La lucha por la contención de la
violencia estructural es la misma lucha que por la afirmación de los derechos
humanos. En efecto, en una concepción histórico-social, éstos asumen un
contenido idéntico al de las necesidades reales históricamente determinadas (A.
BARATTA, 1987; E. R. ZAFFARONI, 1985a). Se desprenden de aquí dos
consecuencias: la primera es que una política de contención de la violencia
punitiva es realista sólo si se la inscribe en el movimiento para la afirmación
de los derechos humanos y de la justicia social. Pues, en definitiva, no se
puede aislar la violencia, concebida como violencia institucional, de la
violencia estructural y de la injusticia de las relaciones de propiedad y de
poder, sin perder el contexto material e ideal de la lucha por la
transformación del sistema penal, reduciéndola a una batalla sin salida ni
perspectivas de éxito (E. GARCÍA MÉNDEZ, 1985).

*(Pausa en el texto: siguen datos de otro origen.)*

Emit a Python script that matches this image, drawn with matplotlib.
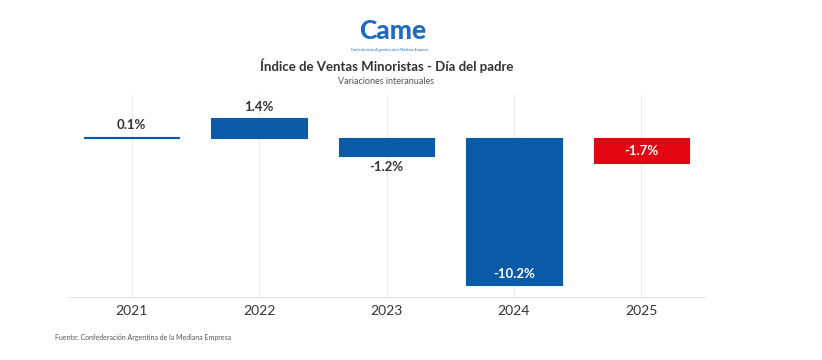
import matplotlib
matplotlib.use("Agg")
import matplotlib.pyplot as plt

years = ["2021", "2022", "2023", "2024", "2025"]
values = [0.1, 1.4, -1.2, -10.2, -1.7]
labels = ["0.1%", "1.4%", "-1.2%", "-10.2%", "-1.7%"]

BLUE = "#0A5AA8"
RED = "#E20613"
DARK = "#333333"

plt.rcParams["font.family"] = ["Lato", "DejaVu Sans"]

fig = plt.figure(figsize=(8.22, 3.6), dpi=100)
ax = fig.add_axes([0.0827, 0.175, 0.775, 0.561])

colors = [BLUE] * 4 + [RED]
x = range(len(years))
ax.bar(x, values, width=0.75, color=colors, edgecolor=colors,
       linewidth=0.8, zorder=3)

for i, (v, lab) in enumerate(zip(values, labels)):
    if i == 0 or i == 1:
        ax.annotate(lab, (i, v), xytext=(0, 4), textcoords="offset points",
                    ha="center", va="bottom", fontsize=9.5, fontweight="bold", color=DARK)
    elif i == 2:
        ax.annotate(lab, (i, v), xytext=(0, -4), textcoords="offset points",
                    ha="center", va="top", fontsize=9.5, fontweight="bold", color=DARK)
    elif i == 3:
        ax.annotate(lab, (i, v), xytext=(0, 4), textcoords="offset points",
                    ha="center", va="bottom", fontsize=9.5, fontweight="bold", color="white")
    else:
        ax.annotate(lab, (i, v / 2), ha="center", va="center",
                    fontsize=9.5, fontweight="bold", color="white")

ax.set_xlim(-0.5, 4.5)
ax.set_ylim(-11, 3)
ax.set_xticks(list(x))
ax.set_xticklabels(years, fontsize=10, color=DARK)
ax.set_yticks([])
ax.tick_params(axis="x", length=0, pad=6)
ax.grid(axis="x", color="#ebebeb", linewidth=0.8, zorder=0)
for s in ["top", "left", "right"]:
    ax.spines[s].set_visible(False)
ax.spines["bottom"].set_color("#e3e3e3")

# logo (text stand-in)
fig.text(0.478, 0.915, "Came", ha="center", va="center", fontsize=19,
         fontweight="black", color="#1F6BC0")
fig.text(0.474, 0.862, "Confederación Argentina de la Mediana Empresa", ha="center",
         va="center", fontsize=2.6, color="#1F6BC0")

fig.text(0.470, 0.818, "Índice de Ventas Minoristas - Día del padre", ha="center",
         va="center", fontsize=9.5, fontweight="bold", color=DARK)
fig.text(0.470, 0.775, "Variaciones interanuales", ha="center", va="center",
         fontsize=6.5, color="#555555")
fig.text(0.067, 0.063, "Fuente: Confederación Argentina de la Mediana Empresa",
         ha="left", va="center", fontsize=5, color="#555555")

plt.savefig("out.png", dpi=100)
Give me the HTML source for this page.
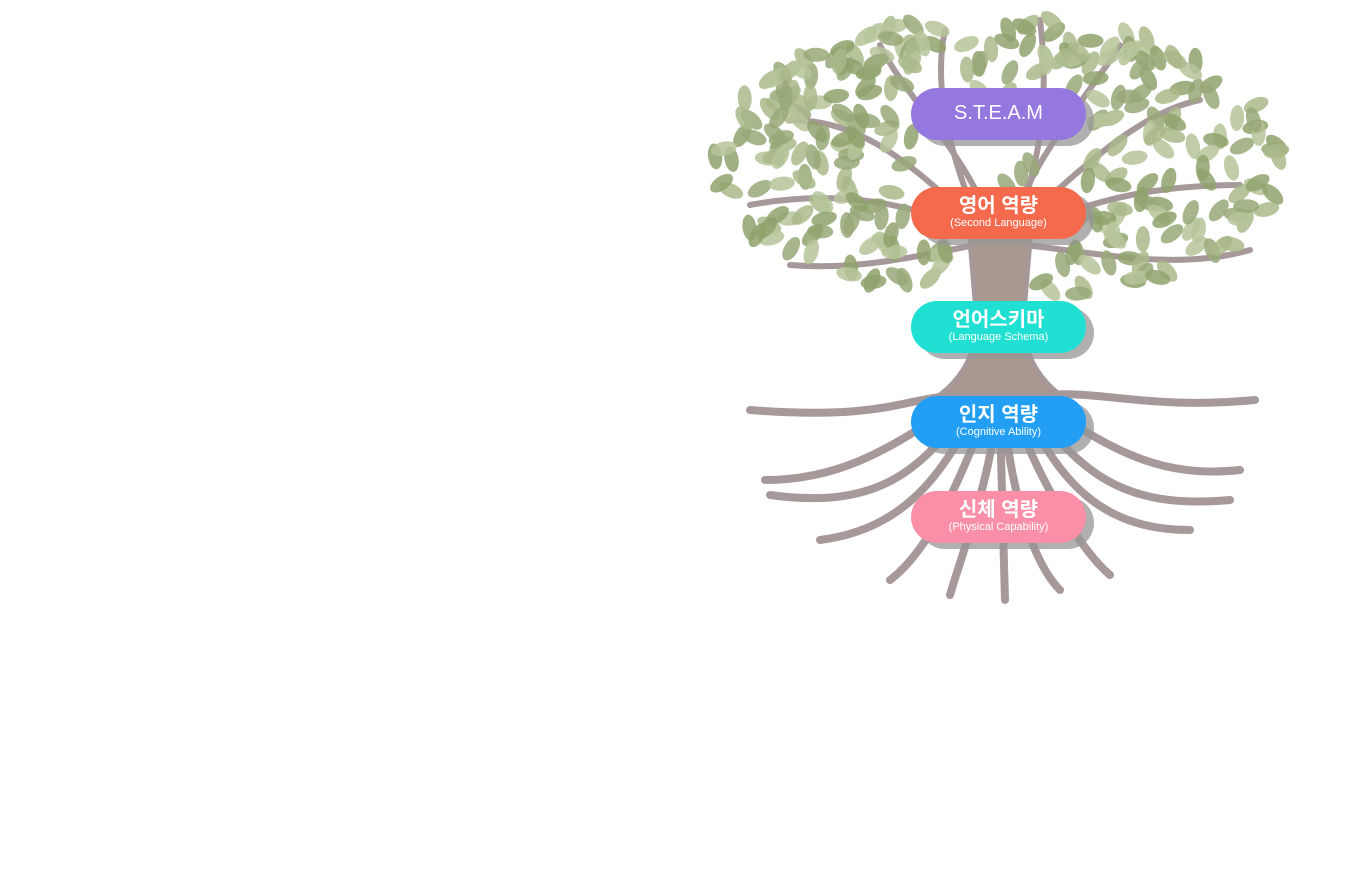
<!DOCTYPE html>
<html><head><meta charset="utf-8"><style>
body{margin:0;width:1360px;height:891px;background:#fff;overflow:hidden;position:relative;font-family:"Liberation Sans","Noto Sans CJK KR",sans-serif}
.p{position:absolute;left:911px;width:175px;height:52px;border-radius:26px;color:#fff;text-align:center;box-shadow:8px 6px 0 rgba(150,150,150,.75)}
.p b{display:block;font-size:20px;line-height:22px;margin-top:8px;font-weight:bold}
.p s{display:block;text-decoration:none;font-size:11px;line-height:13px}
</style></head><body>
<svg id="t" width="1360" height="891" style="position:absolute;left:0;top:0">
<g stroke="#9d8d8e" fill="none" stroke-linecap="round" opacity=".9">
<path d="M940 395 Q985 360 975 300 L970 240 L1030 240 L1025 300 Q1015 360 1060 395 Z" fill="#a08c84" stroke-width="5"/>
<path d="M985 240 C960 180 930 100 945 30 M1010 240 C1040 170 1050 100 1040 20 M975 230 C900 200 830 190 750 205 M1025 230 C1100 195 1170 185 1240 185 M970 220 C900 150 850 120 790 120 M1030 215 C1100 150 1150 110 1200 100 M975 245 C900 260 850 270 790 265 M1025 245 C1110 255 1180 270 1250 250 M990 230 C980 170 900 90 880 45 M1010 230 C1030 160 1100 80 1120 45" stroke-width="6"/>
<path d="M955 395 C900 400 880 420 750 410 M1045 395 C1100 390 1150 410 1255 400 M965 400 C900 440 850 480 765 480 M1035 400 C1100 440 1150 480 1240 470 M970 405 C920 470 880 510 770 495 M1030 405 C1080 470 1120 510 1230 500 M975 410 C940 480 900 530 820 540 M1025 410 C1060 480 1100 530 1190 530 M985 415 C960 480 930 550 890 580 M1015 415 C1040 480 1080 550 1110 575 M995 420 C990 480 960 560 950 595 M1005 420 C1010 480 1030 560 1060 590 M1000 420 L1005 600" stroke-width="8"/>
</g>
<g id="lv"></g>
</svg>
<div class="p" style="top:88px;background:#9478e0"><b style="margin-top:14px;font-weight:normal">S.T.E.A.M</b></div>
<div class="p" style="top:187px;background:#f5694c"><b>영어 역량</b><s>(Second Language)</s></div>
<div class="p" style="top:301px;background:#1fe0d2"><b>언어스키마</b><s>(Language Schema)</s></div>
<div class="p" style="top:396px;background:#229ff4"><b>인지 역량</b><s>(Cognitive Ability)</s></div>
<div class="p" style="top:491px;background:#fb8fa8"><b>신체 역량</b><s>(Physical Capability)</s></div>
<script>
var s=7,g=document.getElementById('lv'),h='';function r(){s=(s*9301+49297)%233280;return s/233280}
for(var i=0;i<480;i++){var x=715+r()*570,y=20+r()*280;
var dx=(x-997)/285,dy=(y-165)/(y<165?150:140);if(dx*dx+dy*dy>1)continue;
if(x>905&&x<1095&&y>80&&y<250&&r()<.75)continue;
if(x>955&&x<1040&&y>240)continue;
var c=['#8fa26c','#a9b98a','#98a878','#b6c49a'][i%4];
h+='<ellipse cx="'+x.toFixed(1)+'" cy="'+y.toFixed(1)+'" rx="13" ry="7" fill="'+c+'" opacity=".85" transform="rotate('+(r()*180|0)+' '+x.toFixed(1)+' '+y.toFixed(1)+')"/>'}
g.innerHTML=h;
</script>
</body></html>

La segunda consecuencia es que
las posibilidades de utilizar de modo alternativo los instrumentos
tradicionales de la justicia penal para la defensa de los derechos humanos son
sumamente limitadas.
No obstante, el concepto de derechos
humanos, en la doble función antes indicada, continúa siendo el fundamento más
adecuado para la estrategia de la mínima intervención penal y para su
articulación programática en el cuadro de una política alternativa del control
social.”[1]
[1] Alessandro Baratta, «Criminología y Sistema Penal
(Compilación in memoriam)»,
Editorial B de F, Buenos Aires, 2004, pp. 299 y ss.